_WHAT TO PRODUCE_
Search the data below for the word "image" and copy each line that holds it.

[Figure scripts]
--*--
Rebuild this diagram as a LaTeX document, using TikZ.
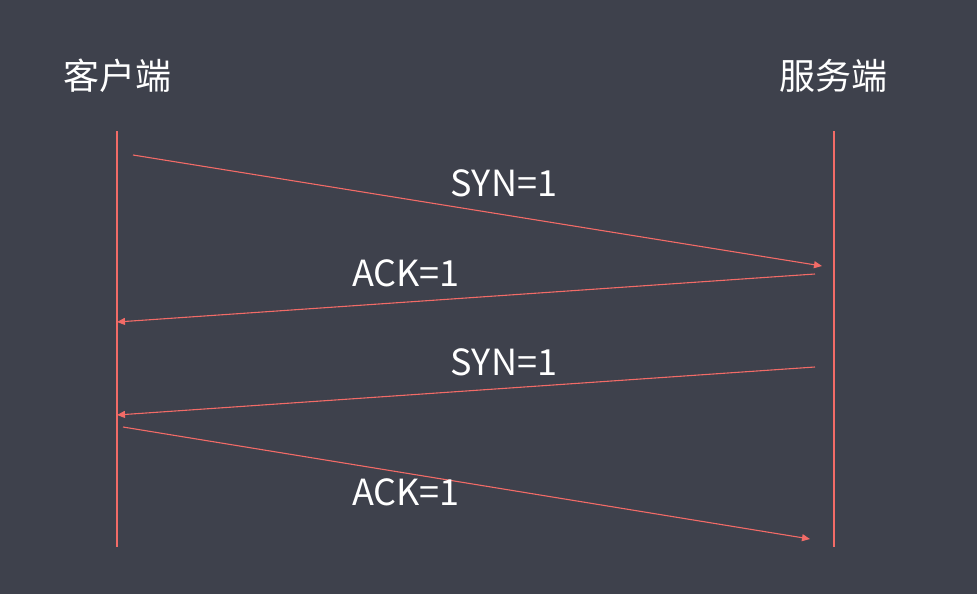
\documentclass[tikz,border=0pt]{standalone}
\usepackage{fontspec}
\setmainfont{Noto Sans CJK SC}
\usetikzlibrary{arrows.meta}
\definecolor{bgdark}{HTML}{3E414C}
\definecolor{salmon}{HTML}{F26B67}

\begin{document}
\begin{tikzpicture}[x=1pt, y=-1pt,
  lifeline/.style={draw=salmon, line width=1.1pt},
  msg/.style={draw=salmon, line width=1.1pt, -{Triangle[length=8pt, width=7pt]}},
  peer/.style={text=white, font=\fontsize{36}{40}\selectfont},
  flag/.style={text=white, font=\fontsize{36}{40}\selectfont}]
\fill[bgdark] (0,0) rectangle (977,594);
\useasboundingbox (0,0) rectangle (977,594);
\node[peer] (client) at (117,76) {客户端};
\node[peer] (server) at (833,76) {服务端};
\coordinate (ctop) at (117,131);
\coordinate (cbot) at (117,547);
\coordinate (stop) at (834,131);
\coordinate (sbot) at (834,547);
\draw[lifeline] (ctop) -- (cbot);
\draw[lifeline] (stop) -- (sbot);
\coordinate (syn1a) at (133,155);
\coordinate (syn1b) at (822,266);
\coordinate (ack1a) at (815,274);
\coordinate (ack1b) at (117,322);
\coordinate (syn2a) at (815,367);
\coordinate (syn2b) at (117,415);
\coordinate (ack2a) at (123,427);
\coordinate (ack2b) at (810,539);
\draw[msg] (syn1a) -- (syn1b);
\draw[msg] (ack1a) -- (ack1b);
\draw[msg] (syn2a) -- (syn2b);
\draw[msg] (ack2a) -- (ack2b);
\node[flag] (synlabel1) at (504,183) {SYN=1};
\node[flag] (acklabel1) at (406,273) {ACK=1};
\node[flag] (synlabel2) at (504,362) {SYN=1};
\node[flag] (acklabel2) at (406,492) {ACK=1};
\end{tikzpicture}
\end{document}
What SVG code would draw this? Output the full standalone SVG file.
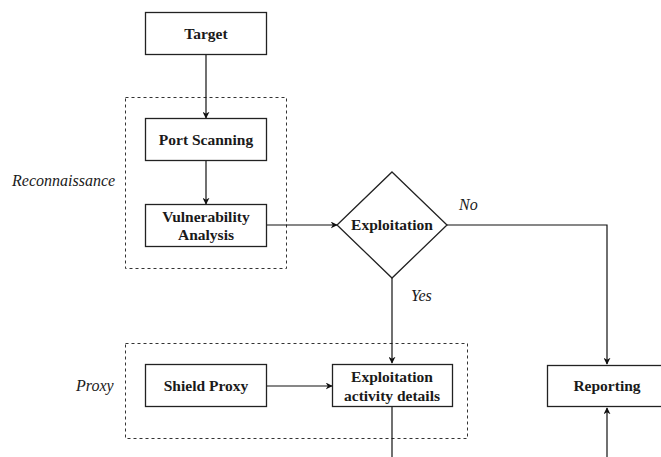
<svg xmlns="http://www.w3.org/2000/svg" width="661" height="457" viewBox="0 0 661 457">
  <style>
    .box { fill: #ffffff; stroke: #222222; stroke-width: 1.3; }
    .group { fill: none; stroke: #333333; stroke-width: 1; stroke-dasharray: 3 3; }
    .edge { fill: none; stroke: #111111; stroke-width: 1.2; }
    text { font-family: Liberation Serif, Noto Serif, DejaVu Serif, FreeSerif, Tinos, serif; }
    .lbl { font-weight: bold; font-size: 15.5px; fill: #1a1a1a; text-anchor: middle; }
    .cap { font-style: italic; font-size: 16px; fill: #1a1a1a; }
  </style>
  <defs>
    <marker id="arrow" viewBox="0 0 10 10" refX="9" refY="5" markerWidth="7" markerHeight="7" markerUnits="userSpaceOnUse" orient="auto">
      <path d="M0,0 L10,5 L0,10 L3,5 Z" fill="#111111"/>
    </marker>
  </defs>

  <rect width="661" height="457" fill="#ffffff"/>

  <!-- grouping frames -->
  <g id="reconnaissance-group">
    <rect class="group" x="125.5" y="97.5" width="161" height="171"/>
    <text class="cap" x="12" y="186">Reconnaissance</text>
  </g>
  <g id="proxy-group">
    <rect class="group" x="125.5" y="343.5" width="342" height="95"/>
    <text class="cap" x="76" y="391">Proxy</text>
  </g>

  <!-- connectors -->
  <g id="connectors">
    <path class="edge" d="M206,54 L206,118" marker-end="url(#arrow)"/>
    <path class="edge" d="M206,161 L206,204" marker-end="url(#arrow)"/>
    <path class="edge" d="M266,225 L337,225" marker-end="url(#arrow)"/>
    <path class="edge" d="M447,225 L607,225 L607,364" marker-end="url(#arrow)"/>
    <path class="edge" d="M392,278 L392,363" marker-end="url(#arrow)"/>
    <path class="edge" d="M266,386 L332,386" marker-end="url(#arrow)"/>
    <path class="edge" d="M392,407 L392,457"/>
    <path class="edge" d="M607,457 L607,408" marker-end="url(#arrow)"/>
    <text class="cap" x="459" y="210">No</text>
    <text class="cap" x="411" y="301">Yes</text>
  </g>

  <!-- nodes -->
  <g id="target">
    <rect class="box" x="145.5" y="12.5" width="121" height="42"/>
    <text class="lbl" x="206" y="39">Target</text>
  </g>
  <g id="port-scanning">
    <rect class="box" x="145.5" y="118.5" width="121" height="42"/>
    <text class="lbl" x="206" y="145">Port Scanning</text>
  </g>
  <g id="vulnerability-analysis">
    <rect class="box" x="145.5" y="204.5" width="121" height="42"/>
    <text class="lbl" x="206" y="222">Vulnerability</text>
    <text class="lbl" x="206" y="240">Analysis</text>
  </g>
  <g id="exploitation">
    <polygon class="box" points="392,172 447,225 392,278 337,225"/>
    <text class="lbl" x="392" y="230">Exploitation</text>
  </g>
  <g id="shield-proxy">
    <rect class="box" x="145.5" y="364.5" width="121" height="42"/>
    <text class="lbl" x="206" y="391">Shield Proxy</text>
  </g>
  <g id="exploitation-activity-details">
    <rect class="box" x="332.5" y="364.5" width="120" height="42"/>
    <text class="lbl" x="392" y="382">Exploitation</text>
    <text class="lbl" x="392" y="401">activity details</text>
  </g>
  <g id="reporting">
    <rect class="box" x="547.5" y="365.5" width="130" height="41"/>
    <text class="lbl" x="607" y="391">Reporting</text>
  </g>
</svg>
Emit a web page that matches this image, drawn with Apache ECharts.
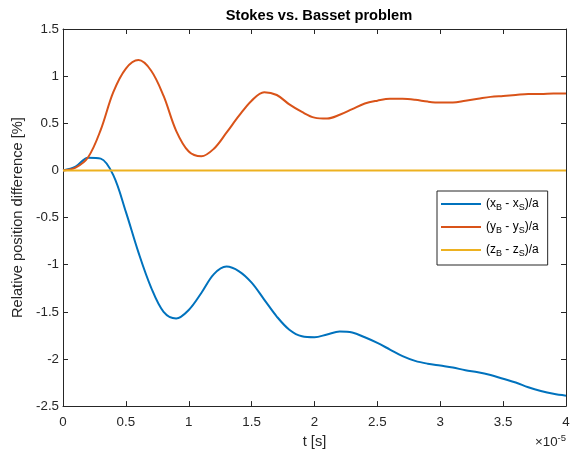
<!DOCTYPE html>
<html>
<head>
<meta charset="utf-8">
<script src="https://cdn.jsdelivr.net/npm/echarts@6/dist/echarts.min.js"></script>
<style>html,body{margin:0;padding:0;background:#fff}#c{width:575px;height:454px}</style>
</head>
<body>
<div id="c"></div>
<script>
// time in units of 1e-5 s
var t = [0,0.1,0.2,0.3,0.4,0.5,0.6,0.7,0.8,0.9,1.0,1.1,1.2,1.3,1.4,1.5,1.6,1.7,1.8,1.9,2.0,2.1,2.2,2.3,2.4,2.5,2.6,2.7,2.8,2.9,3.0,3.1,3.2,3.3,3.4,3.5,3.6,3.7,3.8,3.9,4.0];
var xDiff = [0,0.04,0.135,0.125,-0.05,-0.44,-0.87,-1.24,-1.50,-1.57,-1.48,-1.30,-1.10,-1.02,-1.07,-1.19,-1.37,-1.55,-1.69,-1.76,-1.77,-1.74,-1.71,-1.72,-1.77,-1.83,-1.90,-1.97,-2.02,-2.05,-2.07,-2.09,-2.12,-2.14,-2.17,-2.21,-2.25,-2.30,-2.34,-2.37,-2.39];
var yDiff = [0,0.03,0.14,0.43,0.83,1.08,1.17,1.06,0.79,0.42,0.20,0.15,0.23,0.40,0.58,0.74,0.83,0.80,0.70,0.62,0.56,0.55,0.59,0.65,0.71,0.74,0.76,0.76,0.75,0.73,0.72,0.72,0.74,0.76,0.78,0.79,0.80,0.81,0.81,0.815,0.815];
var tZ = [0,4];
var zDiff = [0,0];
var seriesNames = ['(x{sub|B} - x{sub|S})/a','(y{sub|B} - y{sub|S})/a','(z{sub|B} - z{sub|S})/a'];
var colors = ['#0072BD','#D95319','#EDB120'];

function pairs(tt, v){ return tt.map(function(x,i){ return [x, v[i]]; }); }

var chart = echarts.init(document.getElementById('c'));
var axisCol = '#262626';
var font = 'Liberation Sans, Arial, Helvetica, sans-serif';
function common(){
  return {
    axisLine:{show:true, onZero:false, lineStyle:{color:axisCol, width:1}},
    axisTick:{show:true, inside:true, length:5, lineStyle:{color:axisCol}},
    splitLine:{show:false}
  };
}
chart.setOption({
  animation:false,
  textStyle:{fontFamily:font},
  title:{text:'Stokes vs. Basset problem', left:314, textAlign:'center', top:3,
    textStyle:{fontSize:14.67, fontWeight:'bold', color:'#000', fontFamily:font}},
  grid:{left:63, right:9, top:29, bottom:45},
  xAxis:[
    Object.assign({type:'value', min:0, max:4, interval:0.5, position:'bottom',
      name:'t [s]', nameLocation:'middle', nameGap:25,
      nameTextStyle:{fontSize:14.67, color:axisCol},
      axisLabel:{fontSize:13.33, color:axisCol, margin:10}}, common()),
    Object.assign({type:'value', min:0, max:4, interval:0.5, position:'top',
      axisLabel:{show:false}}, common())
  ],
  yAxis:[
    Object.assign({type:'value', min:-2.5, max:1.5, interval:0.5, position:'left',
      name:'Relative position difference [%]', nameLocation:'middle', nameGap:33,
      nameTextStyle:{fontSize:14.67, color:axisCol},
      axisLabel:{fontSize:13.33, color:axisCol, margin:4}}, common()),
    Object.assign({type:'value', min:-2.5, max:1.5, interval:0.5, position:'right',
      axisLabel:{show:false}}, common())
  ],
  legend:{
    orient:'vertical', left:437, top:191, itemWidth:40, itemHeight:2, itemGap:9,
    padding:[7,9,7,4], borderColor:axisCol, borderWidth:1, backgroundColor:'#fff',
    textStyle:{fontSize:12, color:'#000', fontFamily:font,
      rich:{sub:{fontSize:9, verticalAlign:'bottom', padding:[7,0,0,0], color:'#000'}}},
    data:seriesNames.map(function(n){ return {name:n, icon:'rect'}; })
  },
  graphic:[{
    type:'text', right:9, top:433,
    style:{text:'×10{sup|-5}', fontSize:13.33, fill:axisCol, fontFamily:font,
      rich:{sup:{fontSize:9.5, verticalAlign:'top', padding:[0,0,8,0], fill:axisCol}}}
  }],
  series:[
    {name:seriesNames[0], type:'line', data:pairs(t,xDiff), smooth:0.35, showSymbol:false, symbol:'none',
      lineStyle:{color:colors[0], width:2}, itemStyle:{color:colors[0]}, z:3},
    {name:seriesNames[1], type:'line', data:pairs(t,yDiff), smooth:0.35, showSymbol:false, symbol:'none',
      lineStyle:{color:colors[1], width:2}, itemStyle:{color:colors[1]}, z:4},
    {name:seriesNames[2], type:'line', data:pairs(tZ,zDiff), showSymbol:false, symbol:'none',
      lineStyle:{color:colors[2], width:2}, itemStyle:{color:colors[2]}, z:5}
  ]
});
</script>
</body>
</html>
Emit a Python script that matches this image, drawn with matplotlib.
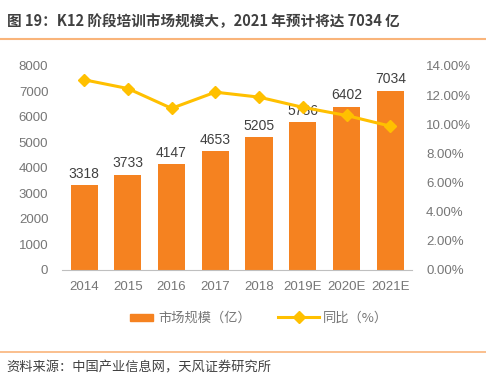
--*--
_THE RESULT_
Emit a web page that matches this image, drawn with Apache ECharts.
Emit a Python script that matches this image, drawn with matplotlib.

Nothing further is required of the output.